ESP Practitioner Professionalization through Apprenticeship of Practice: the Case of Two Iranian ESP Practitioners


  •  Batoul Ghanbari    
  •  Abbas Eslami Rasekh    

Abstract

English for specific purposes (ESP), the popular catchphrase of presently English language teaching programs, has been investigated from different perspectives. However, there have been occasional forays in to the role of ESP practitioner as one of the most distinctive features in the literature. In addition to fulfilling the usual role of a language teacher, ESP practitioner may be required to deal with administrative, personnel, cross-cultural, interdisciplinary, curricular, and pedagogical issues that may be unfamiliar to general English teachers (Hutchinson & Waters 1990; Koh 1988; Robinson 1991; Waters 1994).
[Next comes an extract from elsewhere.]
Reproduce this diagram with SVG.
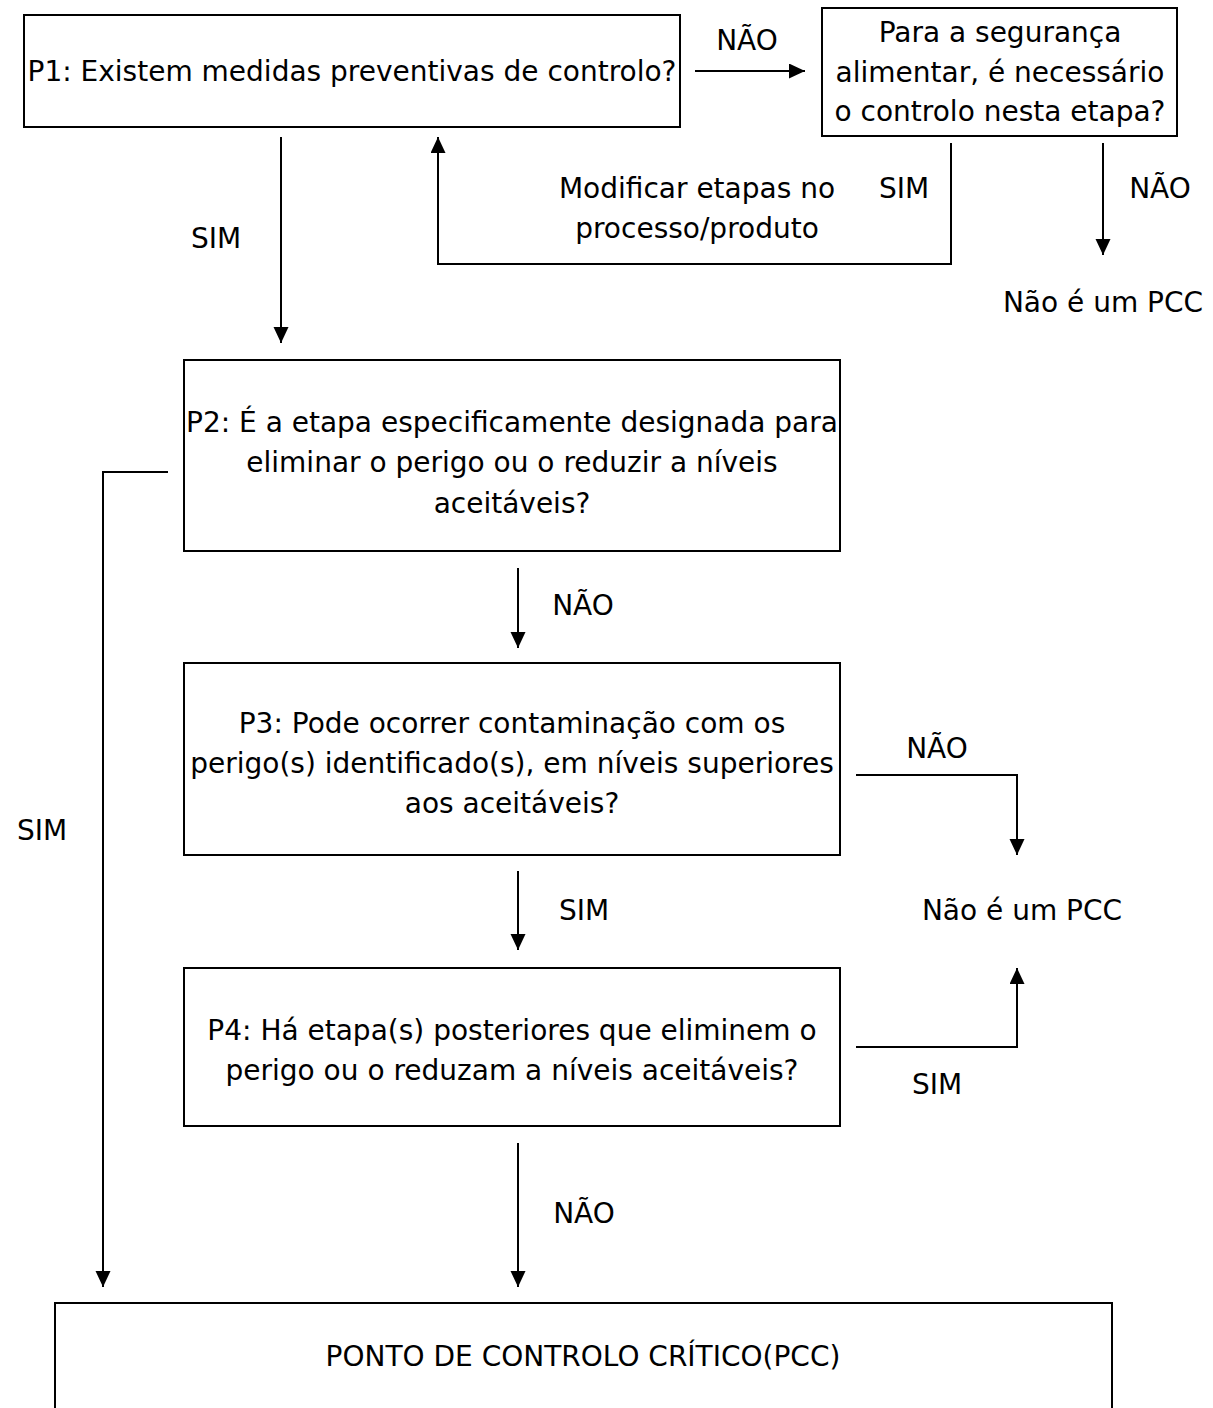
<svg xmlns="http://www.w3.org/2000/svg" width="1213" height="1408" viewBox="0 0 1213 1408">
<style>
text{font-family:"DejaVu Sans","Liberation Sans",sans-serif;font-size:28px;fill:#000;text-anchor:middle}
.box{fill:#fff;stroke:#000;stroke-width:2}
.c{fill:none;stroke:#000;stroke-width:2}
</style>
<defs>
<marker id="ah" markerWidth="17" markerHeight="16" refX="16" refY="7.5" orient="auto" markerUnits="userSpaceOnUse">
<path d="M0,0 L16,7.5 L0,15 Z" fill="#000"/>
</marker>
</defs>
<rect width="1213" height="1408" fill="#fff"/>
<g id="connectors">
<line class="c" x1="695" y1="71" x2="805" y2="71" marker-end="url(#ah)"/>
<polyline class="c" points="951,143 951,264 438,264 438,137" marker-end="url(#ah)"/>
<line class="c" x1="1103" y1="143" x2="1103" y2="255" marker-end="url(#ah)"/>
<line class="c" x1="281" y1="137" x2="281" y2="343" marker-end="url(#ah)"/>
<polyline class="c" points="168,472 103,472 103,1287" marker-end="url(#ah)"/>
<line class="c" x1="518" y1="568" x2="518" y2="648" marker-end="url(#ah)"/>
<polyline class="c" points="856,775 1017,775 1017,855" marker-end="url(#ah)"/>
<line class="c" x1="518" y1="871" x2="518" y2="950" marker-end="url(#ah)"/>
<polyline class="c" points="856,1047 1017,1047 1017,968" marker-end="url(#ah)"/>
<line class="c" x1="518" y1="1143" x2="518" y2="1287" marker-end="url(#ah)"/>
<text x="747" y="50">NÃO</text>
<text x="697" y="198">Modificar etapas no</text>
<text x="697" y="238">processo/produto</text>
<text x="904" y="198">SIM</text>
<text x="1160" y="198">NÃO</text>
<text x="216" y="248">SIM</text>
<text x="42" y="840">SIM</text>
<text x="583" y="615">NÃO</text>
<text x="937" y="758">NÃO</text>
<text x="584" y="920">SIM</text>
<text x="937" y="1094">SIM</text>
<text x="584" y="1223">NÃO</text>
</g>
<g id="p1">
<rect class="box" x="24" y="15" width="656" height="112"/>
<text x="352" y="81">P1: Existem medidas preventivas de controlo?</text>
</g>
<g id="q-seguranca">
<rect class="box" x="822" y="8" width="355" height="128"/>
<text x="1000" y="42">Para a segurança</text>
<text x="1000" y="82">alimentar, é necessário</text>
<text x="1000" y="121">o controlo nesta etapa?</text>
</g>
<g id="nao-pcc-1">
<text x="1103" y="312">Não é um PCC</text>
</g>
<g id="p2">
<rect class="box" x="184" y="360" width="656" height="191"/>
<text x="512" y="432">P2: É a etapa especificamente designada para</text>
<text x="512" y="472">eliminar o perigo ou o reduzir a níveis</text>
<text x="512" y="513">aceitáveis?</text>
</g>
<g id="p3">
<rect class="box" x="184" y="663" width="656" height="192"/>
<text x="512" y="733">P3: Pode ocorrer contaminação com os</text>
<text x="512" y="773">perigo(s) identificado(s), em níveis superiores</text>
<text x="512" y="813">aos aceitáveis?</text>
</g>
<g id="nao-pcc-2">
<text x="1022" y="920">Não é um PCC</text>
</g>
<g id="p4">
<rect class="box" x="184" y="968" width="656" height="158"/>
<text x="512" y="1040">P4: Há etapa(s) posteriores que eliminem o</text>
<text x="512" y="1080">perigo ou o reduzam a níveis aceitáveis?</text>
</g>
<g id="pcc">
<rect class="box" x="55" y="1303" width="1057" height="120"/>
<text x="583" y="1366">PONTO DE CONTROLO CRÍTICO(PCC)</text>
</g>
</svg>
Consequently, those practitioners who have passed the thorny way of professionalization would be great assets for the teachers who are new to the ESP programs. Moreover, lack of an independent disciplinary status for ESP worsens the issue. Drawing on the interview data and observational evidence, present study investigates the route of professionalization of two Iranian ESP teachers in the particular context of Petroleum University of Technology (PUT) in Ahwaz. What they say are critically analyzed in the context and emerging guidelines are categorized accordingly. It is hoped that findings grounded minimally in this particular ESP context will act as broad guidelines that bestow a more academic image to the general English teacher-ESP teacher change in the present ‘no man land’ of Iranian ESP teaching programs.